Irak: le barrage de Mossoul menacerait de céder, un million de personnes en danger

Le barrage de Mossoul, photographié ici le 3 mars 2016, est le 4e plus important du Moyen-Orient. - Safin Hamed - AFP
Le barrage de Mossoul, dans le nord de l'Irak, est-il sur le point de rompre? En 2007, des ingénieurs américains mettaient déjà en garde contre le risque d'effondrement du plus grand barrage du pays (et quatrième du Moyen-Orient), construit sur le Tigre, chargé d'approvisionner en eau et en électricité la majeure partie de la région de Mossoul. Erodée, la structure du barrage, mis en service en 1984, menace en effet de céder à la pression de l'eau retenue. Un rapport américain rendu public au début du mois de février par le Parlement irakien est venu remettre les inquiétudes au goût du jour.
Selon ce document daté du 30 janvier, et rédigé par le corps d'ingénieurs de l'armée américaine, le scénario pourrait être bien pire que ce qui avait envisagé jusqu'alors. "Tous les éléments récoltés au cours des douze derniers mois indiquent que les risques de rupture du barrage de Mossoul sont bien plus importants que ce qui avait été imaginé", prévient ce rapport.
Erosion et manque de maintenance
En cause, l'érosion de la structure du barrage. Le sol de gypse et de calcaire sur lequel a été construit le barrage s'érode au contact de l'eau, ce qui entraîne le creusement de cavités dans les soubassements du barrage.
Conscientes du problème, les autorités irakiennes ont déjà tenté de consolider les fondations de la construction, en injectant du ciment dans les sous-sols, et dans ces cavités. Mais la prise du barrage par les jihadistes de Daesh en août 2014, pendant quelques jours, avant sa reconquête par les Peshmergas, a interrompu les travaux et fait passer la maintenance au second plan. L'état de la structure aurait depuis empiré.
Fin 2015, la compagnie italienne Trevi a signé un contrat de 273 millions d'euros avec le gouvernement irakien pour consolider la structure. La campagne de travaux, qui pourrait durer plus de deux ans, n'a pas encore commencé. Mais le temps presse: en cette saison de fonte des neiges, le niveau d'eau pourrait augmenter de façon significative, renforçant dangereusement la pression sur le barrage.
Des risques humains à grande échelle
En cas de rupture du barrage, la catastrophe serait sans commune mesure.
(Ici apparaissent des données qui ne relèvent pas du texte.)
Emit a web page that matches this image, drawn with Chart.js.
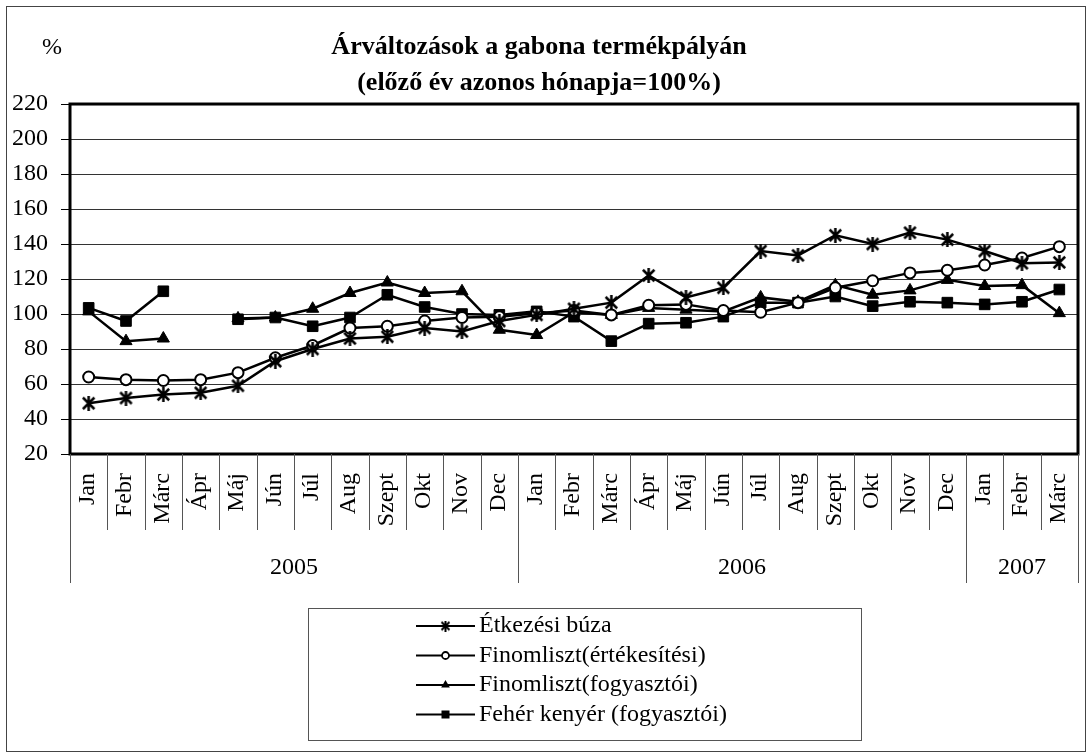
<!DOCTYPE html>
<html>
<head>
<meta charset="utf-8">
<script src="https://cdn.jsdelivr.net/npm/chart.js@4.4.0/dist/chart.umd.min.js"></script>
<style>
html, body { margin: 0; padding: 0; background: #fff; }
canvas { display: block; }
</style>
</head>
<body>
<canvas id="arChart" width="1087" height="753"></canvas>
<script>
var honapok = ['Jan', 'Febr', 'Márc', 'Ápr', 'Máj', 'Jún', 'Júl', 'Aug', 'Szept', 'Okt', 'Nov', 'Dec',
	'Jan', 'Febr', 'Márc', 'Ápr', 'Máj', 'Jún', 'Júl', 'Aug', 'Szept', 'Okt', 'Nov', 'Dec',
	'Jan', 'Febr', 'Márc'];
var evek = ['2005', '2006', '2007'];
var evHonapDb = [12, 12, 3];

var yMin = 20, yMax = 220, yLepes = 20;

var sorozatNevek = ['Étkezési búza', 'Finomliszt(értékesítési)', 'Finomliszt(fogyasztói)', 'Fehér kenyér (fogyasztói)'];

var buza = [49, 52, 54, 55, 59, 73, 80, 86, 87, 92, 90, 96,
	99.5, 103, 106.5, 122, 109.5, 115, 136, 133.5, 145, 140, 146.5, 142.5,
	136, 129, 129.5];
var finomErt = [64, 62.5, 62, 62.5, 66.5, 75, 82, 92, 93, 96, 98, 98.5,
	100.5, 102, 99.5, 105, 105.5, 102, 101, 106.5, 115, 119, 123.5, 125,
	128, 132, 138.5];
var finomFogy = [101.5, 84.5, 86, null, 97.5, 98, 103, 112, 118, 112, 113, 91,
	88, 101, 99.5, 103.5, 102.5, 101.5, 109.5, 107, 116.5, 111, 113.5, 119.5,
	116, 116.5, 100.5];
var kenyer = [103.5, 96, 113, null, 97, 98, 93, 98, 111, 104, 100, 99.5,
	101.5, 98.5, 84.5, 94.5, 95, 98.5, 106.5, 106.5, 110, 104.5, 107, 106.5,
	105.5, 107, 114];

var BETU = '"Liberation Serif", "Times New Roman", serif';

// Excel-like asterisk marker: an X plus a vertical stroke
function csillag(meret, vonal) {
	var c = document.createElement('canvas');
	c.width = meret; c.height = meret;
	var g = c.getContext('2d');
	g.strokeStyle = '#000';
	g.lineWidth = vonal;
	var a = vonal / 2 + 0.5, b = meret - vonal / 2 - 0.5;
	g.beginPath();
	g.moveTo(a, a); g.lineTo(b, b);
	g.moveTo(b, a); g.lineTo(a, b);
	g.moveTo(meret / 2, 0); g.lineTo(meret / 2, meret);
	g.stroke();
	return c;
}
var csillagNagy = csillag(15, 2.5);
var csillagKicsi = csillag(11, 2);

function jel(ctx, tipus, x, y, kicsi) {
	ctx.save();
	ctx.fillStyle = '#000';
	ctx.strokeStyle = '#000';
	if (tipus === 'star') {
		var k = kicsi ? csillagKicsi : csillagNagy;
		ctx.drawImage(k, x - k.width / 2, y - k.height / 2);
	} else if (tipus === 'circle') {
		ctx.lineWidth = 1.8;
		ctx.fillStyle = '#fff';
		ctx.beginPath(); ctx.arc(x, y, kicsi ? 3.5 : 5.5, 0, Math.PI * 2);
		ctx.fill(); ctx.stroke();
	} else if (tipus === 'triangle') {
		var r = kicsi ? 5 : 7;
		ctx.beginPath();
		ctx.moveTo(x, y - r);
		ctx.lineTo(x + r * 0.866, y + r * 0.5);
		ctx.lineTo(x - r * 0.866, y + r * 0.5);
		ctx.closePath(); ctx.fill();
	} else {
		var s = kicsi ? 4 : 5.5;
		ctx.fillRect(x - s, y - s, 2 * s, 2 * s);
	}
	ctx.restore();
}

var jelTipusok = ['star', 'circle', 'triangle', 'rect'];

var keretPlugin = {
	id: 'keretPlugin',
	beforeDatasetsDraw: function(chart) {
		var ctx = chart.ctx, a = chart.chartArea;
		ctx.save();
		ctx.strokeStyle = '#000';
		ctx.lineWidth = 3;
		ctx.strokeRect(a.left, a.top, a.right - a.left, a.bottom - a.top);
		ctx.restore();
	},
	afterDraw: function(chart) {
		var ctx = chart.ctx, a = chart.chartArea, xs = chart.scales.x;
		var w = xs.getPixelForValue(1) - xs.getPixelForValue(0);
		ctx.save();
		ctx.fillStyle = '#000';

		// "%" unit label
		ctx.font = '24px ' + BETU;
		ctx.textAlign = 'center';
		ctx.textBaseline = 'middle';
		ctx.fillText('%', 52, 48);

		// month labels, rotated
		honapok.forEach(function(h, i) {
			var px = xs.getPixelForValue(i);
			ctx.save();
			ctx.translate(px - 1, a.bottom + 19);
			ctx.rotate(-Math.PI / 2);
			ctx.textAlign = 'right';
			ctx.textBaseline = 'middle';
			ctx.fillText(h, 0, 0);
			ctx.restore();
		});

		// category separators
		ctx.strokeStyle = '#555';
		ctx.lineWidth = 1;
		ctx.beginPath();
		for (var i = 1; i < honapok.length; i++) {
			var sx = Math.round(xs.getPixelForValue(i) - w / 2) + 0.5;
			ctx.moveTo(sx, a.bottom);
			ctx.lineTo(sx, a.bottom + 76);
		}
		ctx.stroke();

		// year separators and labels
		var kezd = 0;
		var hatarok = [0];
		evHonapDb.forEach(function(db) { kezd += db; hatarok.push(kezd); });
		ctx.beginPath();
		hatarok.forEach(function(hi) {
			var sx = Math.round(xs.getPixelForValue(hi) - w / 2) + 0.5;
			ctx.moveTo(sx, a.bottom);
			ctx.lineTo(sx, a.bottom + 129);
		});
		ctx.stroke();
		ctx.textAlign = 'center';
		ctx.textBaseline = 'middle';
		evek.forEach(function(ev, j) {
			var x1 = xs.getPixelForValue(hatarok[j]) - w / 2;
			var x2 = xs.getPixelForValue(hatarok[j + 1]) - w / 2;
			ctx.fillText(ev, (x1 + x2) / 2, a.bottom + 114);
		});

		// legend box
		ctx.strokeStyle = '#555';
		ctx.strokeRect(308.5, 608.5, 553, 132);
		ctx.textAlign = 'left';
		sorozatNevek.forEach(function(nev, k) {
			var ry = 626 + k * 29.5;
			ctx.strokeStyle = '#000';
			ctx.lineWidth = 2.2;
			ctx.beginPath();
			ctx.moveTo(416, ry); ctx.lineTo(475, ry);
			ctx.stroke();
			jel(ctx, jelTipusok[k], 445.5, ry, true);
			ctx.fillStyle = '#000';
			ctx.fillText(nev, 479, ry);
		});

		// outer frame
		ctx.strokeStyle = '#444';
		ctx.lineWidth = 1;
		ctx.strokeRect(6.5, 6.5, 1079, 745);
		ctx.restore();
	}
};

function sorozat(cimke, adat, stilus, extra) {
	var d = {
		label: cimke,
		data: adat,
		borderColor: '#000',
		backgroundColor: '#000',
		borderWidth: 2.5,
		pointStyle: stilus,
		pointBorderColor: '#000',
		pointBackgroundColor: '#000',
		pointBorderWidth: 1,
		tension: 0,
		spanGaps: false
	};
	for (var k in extra) d[k] = extra[k];
	return d;
}

new Chart(document.getElementById('arChart').getContext('2d'), {
	type: 'line',
	data: {
		labels: honapok,
		datasets: [
			sorozat(sorozatNevek[0], buza, csillagNagy, { pointRadius: 7 }),
			sorozat(sorozatNevek[1], finomErt, 'circle', { pointRadius: 5.5, pointBackgroundColor: '#fff', pointBorderWidth: 2 }),
			sorozat(sorozatNevek[2], finomFogy, 'triangle', { pointRadius: 7 }),
			sorozat(sorozatNevek[3], kenyer, 'rect', { pointRadius: 7.5 })
		]
	},
	options: {
		responsive: false,
		animation: false,
		layout: { padding: { left: 0, right: 9, top: 0, bottom: 299 } },
		plugins: {
			legend: { display: false },
			tooltip: { enabled: false },
			title: {
				display: true,
				text: ['Árváltozások a gabona termékpályán', '(előző év azonos hónapja=100%)'],
				color: '#000',
				font: { family: BETU, size: 26, weight: 'bold', lineHeight: 1.385 },
				padding: { top: 29, bottom: 3 }
			}
		},
		scales: {
			x: {
				offset: true,
				ticks: { display: false },
				grid: { display: false },
				border: { display: false },
				afterFit: function(s) { s.height = 0; }
			},
			y: {
				min: yMin,
				max: yMax,
				ticks: {
					stepSize: yLepes,
					color: '#000',
					padding: 13,
					font: { family: BETU, size: 24 }
				},
				grid: { color: '#333', lineWidth: 1, tickLength: 9, tickColor: '#000' },
				border: { display: false },
				afterFit: function(s) { s.width = 70; }
			}
		}
	},
	plugins: [keretPlugin]
});
</script>
</body>
</html>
Selon les experts, elle entraînerait la formation d'une vague géante de 20 mètres qui s'abattrait en une heure sur Mossoul, la deuxième ville d'Irak avec 1,5 million d'habitants, située à 50 kilomètres du barrage, et actuellement sous contrôle de Daesh. D'après l'ambassade américaine à Bagdad, 500.000 à 1,5 million de personnes pourraient trouver la mort en l'espace de quelques heures dans ce raz-de-marée géant, si elles ne sont pas évacuées à temps.
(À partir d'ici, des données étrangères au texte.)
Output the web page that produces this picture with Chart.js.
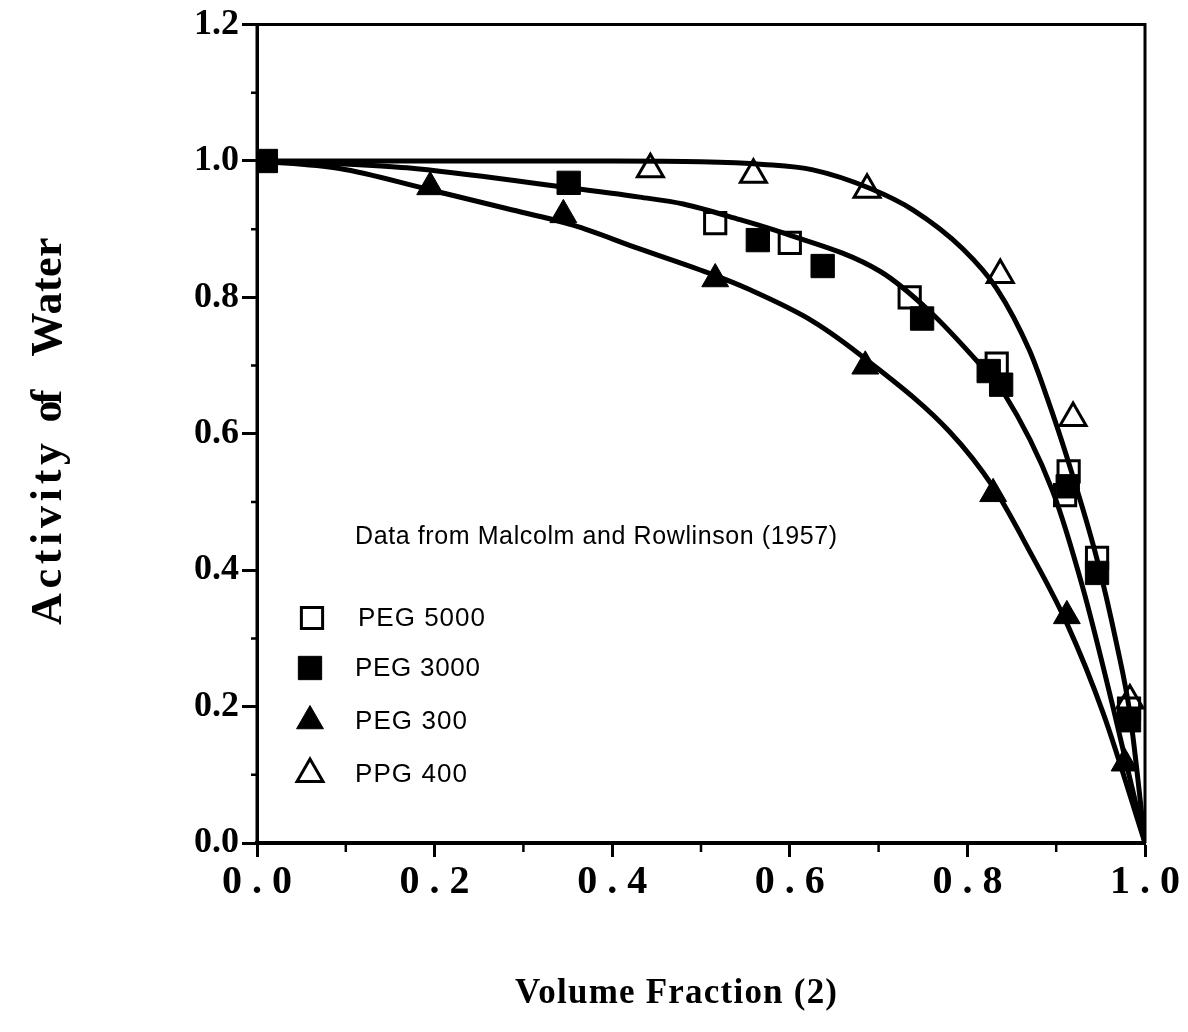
<!DOCTYPE html>
<html>
<head>
<meta charset="utf-8">
<script src="https://cdn.jsdelivr.net/npm/chart.js@4.4.1/dist/chart.umd.min.js"></script>
<style>
  html, body { margin: 0; padding: 0; background: #ffffff; }
  #wrap { width: 1188px; height: 1032px; }
</style>
</head>
<body>
<div id="wrap"><canvas id="c" width="1188" height="1032"></canvas></div>
<script>
// ---------------- data ----------------
const seriesNames = ['PEG 5000', 'PEG 3000', 'PEG 300', 'PPG 400'];

const peg5000X = [0.516, 0.600, 0.735, 0.833, 0.914, 0.910, 0.946, 0.982];
const peg5000Y = [0.909, 0.880, 0.800, 0.703, 0.545, 0.510, 0.418, 0.197];

const peg3000X = [0.010, 0.351, 0.564, 0.637, 0.749, 0.824, 0.838, 0.913, 0.946, 0.982];
const peg3000Y = [1.000, 0.968, 0.884, 0.846, 0.769, 0.692, 0.672, 0.523, 0.396, 0.180];

const peg300X = [0.195, 0.345, 0.516, 0.685, 0.829, 0.912, 0.977];
const peg300Y = [0.962, 0.921, 0.827, 0.699, 0.512, 0.333, 0.117];

const ppg400X = [0.443, 0.559, 0.687, 0.837, 0.919, 0.983];
const ppg400Y = [0.988, 0.980, 0.958, 0.833, 0.623, 0.209];

// fitted curves (traced)
const curveTopX = [0.00, 0.20, 0.40, 0.50, 0.57, 0.626, 0.69, 0.739, 0.795, 0.833, 0.870, 0.890, 0.913, 0.946, 0.968, 0.983, 1.00];
const curveTopY = [1.000, 1.000, 1.000, 0.999, 0.995, 0.987, 0.960, 0.928, 0.871, 0.813, 0.722, 0.652, 0.562, 0.416, 0.292, 0.190, 0.000];

const curveMidX = [0.00, 0.093, 0.169, 0.338, 0.431, 0.480, 0.544, 0.589, 0.702, 0.758, 0.814, 0.840, 0.896, 0.930, 0.964, 1.00];
const curveMidY = [1.000, 0.996, 0.990, 0.963, 0.947, 0.937, 0.914, 0.896, 0.838, 0.779, 0.702, 0.662, 0.516, 0.374, 0.199, 0.000];

const curveLowX = [0.00, 0.093, 0.191, 0.282, 0.356, 0.431, 0.514, 0.552, 0.626, 0.687, 0.780, 0.829, 0.870, 0.912, 0.953, 1.00];
const curveLowY = [1.000, 0.989, 0.959, 0.930, 0.906, 0.871, 0.833, 0.813, 0.765, 0.708, 0.603, 0.522, 0.428, 0.322, 0.190, 0.000];

// axis ticks
const xMajorTicks = [0.0, 0.2, 0.4, 0.6, 0.8, 1.0];
const xMinorTicks = [0.1, 0.3, 0.5, 0.7, 0.9];
const yMajorTicks = [0.0, 0.2, 0.4, 0.6, 0.8, 1.0, 1.2];
const yMinorTicks = [0.1, 0.3, 0.5, 0.7, 0.9, 1.1];

const xTitle = 'Volume Fraction (2)';
const yTitleWords = ['Activity', 'of', 'Water'];
const noteText = 'Data from Malcolm and Rowlinson (1957)';

// ---------------- helpers ----------------
const pts = (xs, ys) => xs.map((x, i) => ({ x: x, y: ys[i] }));
const SERIF = '"Liberation Serif", "DejaVu Serif", serif';
const SANS = '"Liberation Sans", Arial, sans-serif';

function fitText(ctx, text, left, cy, width) {
  ctx.letterSpacing = '0px';
  const w = ctx.measureText(text).width;
  const ls = (width - w) / Math.max(1, text.length - 1);
  ctx.letterSpacing = ls.toFixed(2) + 'px';
  ctx.textAlign = 'left';
  ctx.textBaseline = 'middle';
  ctx.fillText(text, left, cy);
  ctx.letterSpacing = '0px';
}

const markerStyles = [
  { pointStyle: 'rect', radius: 15, fill: 'rgba(0,0,0,0)', bw: 3 },
  { pointStyle: 'rect', radius: 16.5, fill: '#000', bw: 1 },
  { pointStyle: 'triangle', radius: 15.5, fill: '#000', bw: 1 },
  { pointStyle: 'triangle', radius: 15, fill: 'rgba(0,0,0,0)', bw: 3 }
];

const decorPlugin = {
  id: 'decor',
  beforeDatasetsDraw(chart) {
    const ctx = chart.ctx;
    const a = chart.chartArea;
    const xs = chart.scales.x, ys = chart.scales.y;
    ctx.save();
    ctx.strokeStyle = '#000';
    ctx.lineWidth = 3;
    ctx.beginPath();
    ctx.moveTo(a.left, a.bottom);
    ctx.lineTo(a.left, a.top);
    ctx.lineTo(a.right, a.top);
    ctx.lineTo(a.right, a.bottom);
    ctx.stroke();
    ctx.lineWidth = 4;
    ctx.beginPath();
    ctx.moveTo(a.left - 1, a.bottom);
    ctx.lineTo(a.right + 1, a.bottom);
    ctx.stroke();
    // minor ticks
    ctx.lineWidth = 2.5;
    ctx.beginPath();
    yMinorTicks.forEach(v => {
      const py = ys.getPixelForValue(v);
      ctx.moveTo(a.left - 6, py); ctx.lineTo(a.left, py);
    });
    xMinorTicks.forEach(v => {
      const px = xs.getPixelForValue(v);
      ctx.moveTo(px, a.bottom); ctx.lineTo(px, a.bottom + 9);
    });
    ctx.stroke();
    ctx.restore();
  },
  afterDraw(chart) {
    const ctx = chart.ctx;
    ctx.save();
    ctx.fillStyle = '#000';
    // y title (rotated words)
    ctx.font = 'bold 44px ' + SERIF;
    const wordCenters = [534, 406, 297];
    const wordWidths = [182, 33, 119];
    yTitleWords.forEach((w, i) => {
      ctx.save();
      ctx.translate(50, wordCenters[i]);
      ctx.rotate(-Math.PI / 2);
      fitText(ctx, w, -wordWidths[i] / 2, 0, wordWidths[i]);
      ctx.restore();
    });
    // x title
    ctx.font = 'bold 35px ' + SERIF;
    fitText(ctx, xTitle, 515, 994, 322);
    // note
    ctx.font = '25px ' + SANS;
    fitText(ctx, noteText, 355, 537, 482);
    // legend
    const legendRows = [
      { cx: 312, cy: 618, tx: 358, w: 127 },
      { cx: 310, cy: 668, tx: 355, w: 125 },
      { cx: 310, cy: 721, tx: 355, w: 112 },
      { cx: 310, cy: 774, tx: 355, w: 112 }
    ];
    legendRows.forEach((r, i) => {
      const m = markerStyles[i];
      ctx.fillStyle = m.fill;
      ctx.strokeStyle = '#000';
      ctx.lineWidth = m.bw;
      Chart.helpers.drawPoint(ctx, { pointStyle: m.pointStyle, radius: m.radius, rotation: 0, borderWidth: m.bw }, r.cx, r.cy);
      ctx.fillStyle = '#000';
      ctx.font = '26px ' + SANS;
      fitText(ctx, seriesNames[i], r.tx, r.cy + 1, r.w);
    });
    ctx.restore();
  }
};

const markerData = [pts(peg5000X, peg5000Y), pts(peg3000X, peg3000Y), pts(peg300X, peg300Y), pts(ppg400X, ppg400Y)];

const datasets = markerData.map((d, i) => ({
  label: seriesNames[i],
  data: d,
  showLine: false,
  pointStyle: markerStyles[i].pointStyle,
  pointRadius: markerStyles[i].radius,
  pointBackgroundColor: markerStyles[i].fill,
  pointBorderColor: '#000',
  pointBorderWidth: markerStyles[i].bw,
  order: 1
}));

[[curveTopX, curveTopY], [curveMidX, curveMidY], [curveLowX, curveLowY]].forEach((c, i) => {
  datasets.push({
    label: 'fit ' + (i + 1),
    data: pts(c[0], c[1]),
    showLine: true,
    borderColor: '#000',
    borderWidth: 5,
    pointRadius: 0,
    cubicInterpolationMode: 'monotone',
    borderCapStyle: 'round',
    borderJoinStyle: 'round',
    fill: false,
    order: 2
  });
});

new Chart(document.getElementById('c'), {
  type: 'scatter',
  data: { datasets: datasets },
  plugins: [decorPlugin],
  options: {
    responsive: false,
    devicePixelRatio: 1,
    animation: false,
    layout: { padding: { left: 0, top: 22, right: 43, bottom: 0 } },
    plugins: { legend: { display: false }, tooltip: { enabled: false } },
    scales: {
      x: {
        type: 'linear', min: 0, max: 1,
        afterBuildTicks: s => { s.ticks = xMajorTicks.map(v => ({ value: v })); },
        afterFit: s => { s.height = 189; },
        ticks: {
          color: '#000',
          padding: 2,
          maxRotation: 0,
          font: { family: SERIF, size: 40, weight: 'bold' },
          callback: v => Number(v).toFixed(1).split('').join(' ')
        },
        grid: { drawOnChartArea: false, drawTicks: true, tickLength: 14, tickWidth: 3, tickColor: '#000' },
        border: { display: true, color: '#000', width: 4 }
      },
      y: {
        type: 'linear', min: 0, max: 1.2,
        afterBuildTicks: s => { s.ticks = yMajorTicks.map(v => ({ value: v })); },
        afterFit: s => { s.width = 257; },
        ticks: {
          color: '#000',
          padding: 3,
          font: { family: SERIF, size: 36, weight: 'bold' },
          callback: v => Number(v).toFixed(1)
        },
        grid: { drawOnChartArea: false, drawTicks: true, tickLength: 15, tickWidth: 3, tickColor: '#000' },
        border: { display: true, color: '#000', width: 3 }
      }
    }
  }
});
</script>
</body>
</html>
Pour se mettre en sécurité, les habitants de Mossoul et Tikrit devront s'écarter de cinq à six kilomètres des rives du Tigre, selon un scénario d'évaluation des risques établi par l'ambassade. Quant à la capitale, Bagdad, pourtant située à plus de 400 kilomètres du barrage, elle ne serait pas épargnée: submergée dans les 3 à 4 jours suivant la rupture du barrage par une vague de 5 mètres, elle pourrait perdre 5.000 de ses habitants, tout comme de nombreuses agglomérations situées sur les rives du Tigre. La catastrophe ferait également des millions de déplacés.
"Nous ne disposons d’aucune information spécifique concernant le moment où pourrait survenir une rupture, mais par précaution, nous tenons à souligner qu’une prompte évacuation constitue la solution la plus efficace pour sauver la vie de centaines de milliers de personnes vivant dans la partie la plus dangereuse du trajet des inondations en cas de rupture", a indiqué l'ambassade américaine fin février.
En guise de comparaison, les experts américains se réfèrent à l'ouragan Katrina, qui avait frappé la Nouvelle-Orléans en 2005, et fait plus de 1.800 victimes. La rupture du barrage de Mossoul serait, selon eux, "mille fois pire".